_Short problem_. Only the lines from the one containing "Write the Bokeh code for this chart." through the one containing "from bokeh.resources import INLINE" should be duplicated, exactly as they appear. Pictures are to be left out.

_Material for the task_.
####
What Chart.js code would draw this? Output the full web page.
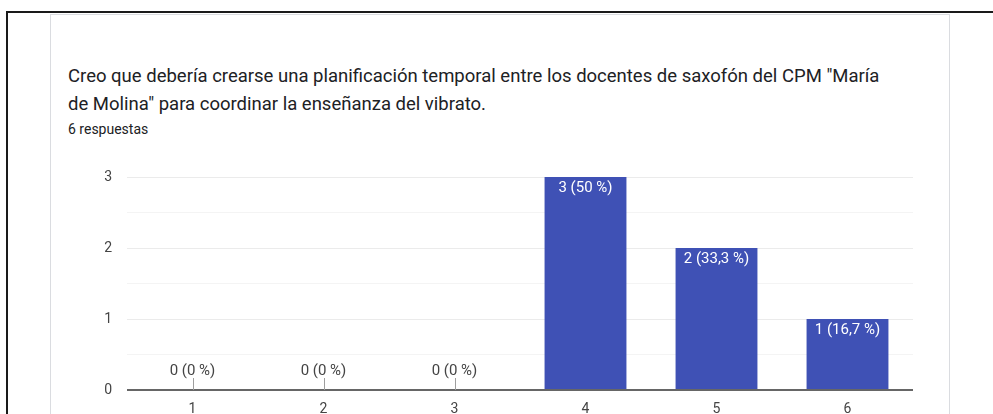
<!DOCTYPE html>
<html>
<head>
<meta charset="utf-8">
<script src="https://cdn.jsdelivr.net/npm/chart.js@4.4.1/dist/chart.umd.min.js"></script>
<style>
    html, body { margin: 0; padding: 0; background: #fff; width: 993px; height: 414px; overflow: hidden; font-family: Roboto, "Noto Sans", sans-serif; }
    .frame { position: absolute; left: 6px; top: 11px; width: 1100px; height: 500px; border-top: 2px solid #1a1a1a; border-left: 2px solid #1a1a1a; }
    .card { position: absolute; left: 50px; top: 14px; width: 898px; height: 500px; border: 1px solid #dadce0; background: #fff; }
    .title { position: absolute; left: 68px; top: 62px; font-size: 18.5px; line-height: 28px; color: #202124; white-space: nowrap; }
    .count { position: absolute; left: 68px; top: 121px; font-size: 14px; color: #202124; }
    .chart-box { position: absolute; left: 60px; top: 160px; width: 870px; height: 254px; }
</style>
</head>
<body>
<div class="frame"></div>
<div class="card"></div>
<div class="title">Creo que debería crearse una planificación temporal entre los docentes de saxofón del CPM "María<br>de Molina" para coordinar la enseñanza del vibrato.</div>
<div class="count">6 respuestas</div>
<div class="chart-box"><canvas id="vibrato-chart"></canvas></div>

<script>
    const categories = ['1', '2', '3', '4', '5', '6'];
    const answers = [0, 0, 0, 3, 2, 1];
    const yTicks = [0, 1, 2, 3];

    const total = answers.reduce((a, b) => a + b, 0);

    function pctText(v) {
        let p = total ? v / total * 100 : 0;
        let s = Number.isInteger(p) ? String(p) : p.toFixed(1).replace('.', ',');
        return v + ' (' + s + ' %)';
    }

    // value labels: white inside the bar top, or gray with a small stem for empty bars
    const barLabels = {
        id: 'barLabels',
        afterDatasetsDraw(chart) {
            const ctx = chart.ctx;
            const meta = chart.getDatasetMeta(0);
            const yScale = chart.scales.y;
            const base = yScale.getPixelForValue(0);
            ctx.save();
            ctx.font = '15px Roboto';
            ctx.textAlign = 'center';
            ctx.textBaseline = 'middle';
            meta.data.forEach((bar, i) => {
                const v = answers[i];
                if (v > 0) {
                    ctx.fillStyle = '#ffffff';
                    ctx.fillText(pctText(v), bar.x, bar.y + 11);
                } else {
                    ctx.strokeStyle = '#9e9e9e';
                    ctx.lineWidth = 1;
                    ctx.beginPath();
                    ctx.moveTo(Math.round(bar.x) + 0.5, base);
                    ctx.lineTo(Math.round(bar.x) + 0.5, base - 12);
                    ctx.stroke();
                    ctx.fillStyle = '#444';
                    ctx.fillText(pctText(v), bar.x, base - 19);
                }
            });
            ctx.restore();
        }
    };

    var config = {
        type: 'bar',
        data: {
            labels: categories,
            datasets: [{
                data: answers,
                backgroundColor: '#3f51b5',
                borderWidth: 0,
                categoryPercentage: 1,
                barPercentage: 0.625
            }]
        },
        options: {
            responsive: true,
            maintainAspectRatio: false,
            animation: false,
            layout: { padding: { top: 17, right: 17, left: 0, bottom: 0 } },
            plugins: {
                legend: { display: false },
                tooltip: { enabled: false }
            },
            scales: {
                x: {
                    grid: { display: false, drawTicks: false },
                    border: { display: false },
                    ticks: { color: '#444', font: { family: 'Roboto', size: 14 }, padding: 11 },
                    afterFit(scale) { scale.height = 24; }
                },
                y: {
                    min: 0,
                    max: 3,
                    afterBuildTicks(scale) {
                        scale.ticks = [0, 0.5, 1, 1.5, 2, 2.5, 3].map(v => ({ value: v }));
                    },
                    afterFit(scale) {
                        scale.width = 67;
                        scale.paddingTop = 0;
                        scale.paddingBottom = 0;
                    },
                    border: { display: false },
                    grid: {
                        drawTicks: false,
                        color(c) {
                            if (c.tick.value === 0) return '#666';
                            return Number.isInteger(c.tick.value) ? '#ebebeb' : '#f4f4f4';
                        },
                        lineWidth(c) { return c.tick.value === 0 ? 2 : 1; }
                    },
                    ticks: {
                        color: '#444',
                        font: { family: 'Roboto', size: 14 },
                        padding: 15,
                        callback(v) { return yTicks.includes(v) ? String(v) : ''; }
                    }
                }
            }
        },
        plugins: [barLabels]
    };

    var ctx = document.getElementById('vibrato-chart').getContext('2d');
    window.vibratoChart = new Chart(ctx, config);
</script>
</body>
</html>
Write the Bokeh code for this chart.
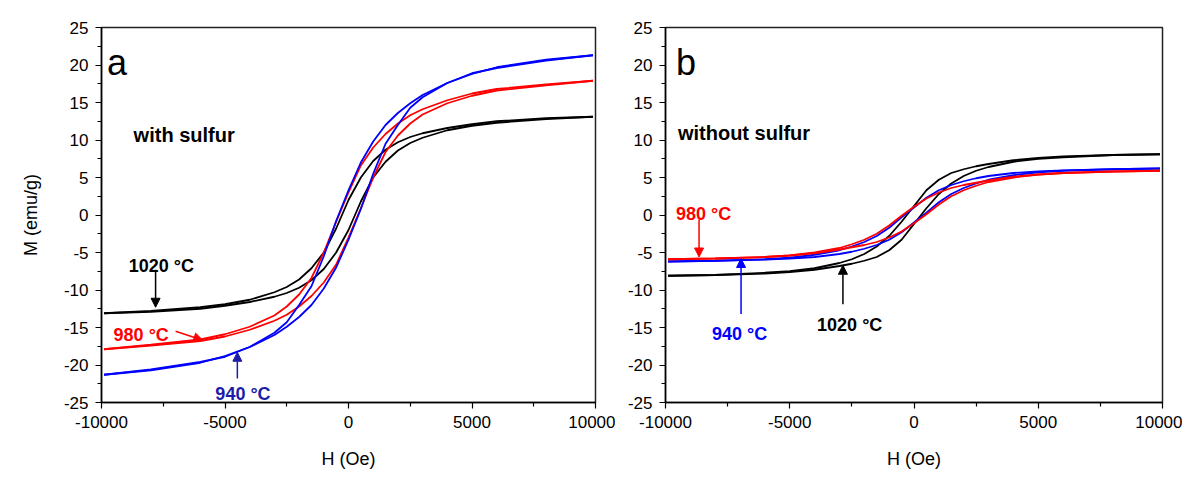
from bokeh.plotting import figure
from bokeh.models import Label, Arrow, NormalHead, FixedTicker, Range1d
from bokeh.layouts import row
from bokeh.embed import file_html
from bokeh.resources import INLINE

# ---------------- data ----------------
H_FIELD = [-9900, -8000, -6000, -5000, -4000, -3000, -2500, -2000, -1500, -1000, -500, 0,
           500, 1000, 1500, 2000, 2500, 3000, 4000, 5000, 6000, 8000, 9900]

# panel a (with sulfur): descending (upper) and ascending (lower) branches
a_940_upper = [-21.3, -20.6, -19.6, -18.9, -17.6, -15.7, -14.3, -12.0, -9.5, -5.5, -0.8, 3.3,
               7.0, 9.8, 12.0, 13.6, 14.9, 16.0, 17.6, 18.8, 19.7, 20.7, 21.3]
a_940_lower = [-21.3, -20.7, -19.7, -18.8, -17.6, -16.0, -14.9, -13.6, -12.0, -9.8, -7.0, -3.3,
               0.8, 5.5, 9.5, 12.0, 14.3, 15.7, 17.6, 18.9, 19.6, 20.6, 21.3]
a_980_upper = [-17.9, -17.3, -16.6, -15.9, -14.9, -13.4, -12.2, -10.6, -8.4, -5.0, -0.9, 3.0,
               6.6, 9.0, 10.8, 12.2, 13.3, 14.1, 15.3, 16.2, 16.8, 17.4, 17.9]
a_980_lower = [-17.9, -17.4, -16.8, -16.2, -15.3, -14.1, -13.3, -12.2, -10.8, -9.0, -6.6, -3.0,
               0.9, 5.0, 8.4, 10.6, 12.2, 13.4, 14.9, 15.9, 16.6, 17.3, 17.9]
a_1020_upper = [-13.1, -12.8, -12.3, -11.9, -11.3, -10.3, -9.6, -8.6, -7.1, -5.0, -1.8, 2.0,
                5.0, 7.2, 8.7, 9.7, 10.4, 10.9, 11.6, 12.1, 12.5, 12.9, 13.1]
a_1020_lower = [-13.1, -12.9, -12.5, -12.1, -11.6, -10.9, -10.4, -9.7, -8.7, -7.2, -5.0, -2.0,
                1.8, 5.0, 7.1, 8.6, 9.6, 10.3, 11.3, 11.9, 12.3, 12.8, 13.1]

# panel b (without sulfur)
b_940_upper = [-6.2, -6.1, -5.9, -5.7, -5.3, -4.7, -4.2, -3.6, -2.8, -1.7, -0.3, 1.0,
               2.3, 3.3, 4.0, 4.5, 4.9, 5.2, 5.6, 5.8, 5.95, 6.1, 6.2]
b_940_lower = [-6.2, -6.1, -5.95, -5.8, -5.6, -5.2, -4.9, -4.5, -4.0, -3.3, -2.3, -1.0,
               0.3, 1.7, 2.8, 3.6, 4.2, 4.7, 5.3, 5.7, 5.9, 6.1, 6.2]
b_980_upper = [-5.9, -5.8, -5.6, -5.4, -5.0, -4.4, -3.9, -3.3, -2.5, -1.4, -0.1, 1.1,
               2.2, 3.0, 3.6, 4.0, 4.3, 4.6, 5.1, 5.4, 5.6, 5.8, 5.9]
b_980_lower = [-5.9, -5.8, -5.6, -5.4, -5.1, -4.6, -4.3, -4.0, -3.6, -3.0, -2.2, -1.1,
               0.1, 1.4, 2.5, 3.3, 3.9, 4.4, 5.0, 5.4, 5.6, 5.8, 5.9]
b_1020_upper = [-8.1, -8.0, -7.7, -7.5, -7.1, -6.4, -5.9, -5.2, -4.2, -2.8, -0.9, 1.2,
                3.3, 4.7, 5.6, 6.1, 6.5, 6.8, 7.3, 7.6, 7.8, 8.0, 8.1]
b_1020_lower = [-8.1, -8.0, -7.8, -7.6, -7.3, -6.8, -6.5, -6.1, -5.6, -4.7, -3.3, -1.2,
                0.9, 2.8, 4.2, 5.2, 5.9, 6.4, 7.1, 7.5, 7.7, 8.0, 8.1]

X_TICKS = [-10000, -5000, 0, 5000, 10000]
X_MINOR = [-7500, -2500, 2500, 7500]
Y_TICKS = [-25, -20, -15, -10, -5, 0, 5, 10, 15, 20, 25]
Y_MINOR = [-22.5, -17.5, -12.5, -7.5, -2.5, 2.5, 7.5, 12.5, 17.5, 22.5]

FONT = "Liberation Sans"
BLACK = "#000000"
RED = "#ff0000"
BLUE = "#0000ff"
NAVY = "#1c1ca8"


def make_fig(width, min_left, ylabel):
    p = figure(width=width, height=478,
               x_range=Range1d(-10000, 10000), y_range=Range1d(-25, 25),
               output_backend="svg", toolbar_location=None,
               min_border_left=min_left, min_border_right=20,
               min_border_top=27, min_border_bottom=76)
    p.grid.visible = False
    p.outline_line_color = "#222222"
    p.outline_line_width = 1.5
    p.background_fill_color = "white"
    p.border_fill_color = "white"

    p.xaxis.ticker = FixedTicker(ticks=X_TICKS, minor_ticks=X_MINOR)
    p.yaxis.ticker = FixedTicker(ticks=Y_TICKS, minor_ticks=Y_MINOR)
    p.xaxis.major_label_overrides = {t: str(t) for t in X_TICKS}
    p.yaxis.major_label_overrides = {t: str(t) for t in Y_TICKS}
    for ax in (p.xaxis, p.yaxis):
        ax.axis_line_width = 1.5
        ax.axis_line_color = BLACK
        ax.major_tick_line_color = BLACK
        ax.minor_tick_line_color = BLACK
        ax.major_tick_line_width = 1.2
        ax.minor_tick_line_width = 1.2
        ax.major_tick_out = 6
        ax.major_tick_in = 0
        ax.minor_tick_out = 4
        ax.minor_tick_in = 0
        ax.major_label_text_font = FONT
        ax.major_label_text_font_size = "17px"
        ax.major_label_text_color = BLACK
        ax.major_label_standoff = 7
        ax.axis_label_text_font = FONT
        ax.axis_label_text_font_size = "18px"
        ax.axis_label_text_font_style = "normal"
        ax.axis_label_text_color = BLACK
    p.xaxis.axis_label = "H (Oe)"
    p.xaxis.axis_label_standoff = 18
    if ylabel:
        p.yaxis.axis_label = ylabel
        p.yaxis.axis_label_standoff = 20
    return p


def add_loop(p, upper, lower, color):
    p.line(H_FIELD, upper, line_color=color, line_width=1.8)
    p.line(H_FIELD, lower, line_color=color, line_width=1.8)


def add_label(p, x, y, text, color, size, style="bold"):
    p.add_layout(Label(x=x, y=y, text=text, text_color=color, text_font=FONT,
                       text_font_size=size, text_font_style=style,
                       text_align="left", text_baseline="alphabetic"))


def add_arrow(p, x0, y0, x1, y1, color):
    p.add_layout(Arrow(end=NormalHead(size=9, fill_color=color, line_color=color),
                       x_start=x0, y_start=y0, x_end=x1, y_end=y1,
                       line_color=color, line_width=1.5))


# ---------------- panel a ----------------
pa = make_fig(615, 101, "M (emu/g)")
add_loop(pa, a_1020_upper, a_1020_lower, BLACK)
add_loop(pa, a_980_upper, a_980_lower, RED)
add_loop(pa, a_940_upper, a_940_lower, BLUE)
add_label(pa, -9780, 20.4, "a", BLACK, "36px", "normal")
add_label(pa, -8700, 10.7, "with sulfur", BLACK, "20px")
add_label(pa, -8900, -6.8, "1020 °C", BLACK, "18px")
add_arrow(pa, -7810, -7.3, -7810, -12.3, BLACK)
add_label(pa, -9510, -16.0, "980 °C", RED, "18px")
add_arrow(pa, -7000, -15.5, -5900, -16.7, RED)
add_label(pa, -5390, -23.9, "940 °C", NAVY, "18px")
add_arrow(pa, -4500, -21.8, -4500, -18.3, NAVY)

# ---------------- panel b ----------------
pb = make_fig(567, 50, None)
add_loop(pb, b_1020_upper, b_1020_lower, BLACK)
add_loop(pb, b_940_upper, b_940_lower, BLUE)
add_loop(pb, b_980_upper, b_980_lower, RED)
add_label(pb, -9580, 20.4, "b", BLACK, "36px", "normal")
add_label(pb, -9500, 11.0, "without sulfur", BLACK, "20px")
add_label(pb, -9580, 0.1, "980 °C", RED, "18px")
add_arrow(pb, -8650, -0.6, -8650, -5.6, RED)
add_label(pb, -8130, -15.8, "940 °C", BLUE, "18px")
add_arrow(pb, -6960, -13.2, -6960, -5.8, BLUE)
add_label(pb, -3900, -14.6, "1020 °C", BLACK, "18px")
add_arrow(pb, -2860, -11.9, -2860, -6.7, BLACK)

layout = row(pa, pb)
open("out.html", "w").write(file_html(layout, INLINE))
####
_Correct answer_.
Write the Bokeh code for this chart.
from bokeh.plotting import figure
from bokeh.models import Label, Arrow, NormalHead, FixedTicker, Range1d
from bokeh.layouts import row
from bokeh.embed import file_html
from bokeh.resources import INLINE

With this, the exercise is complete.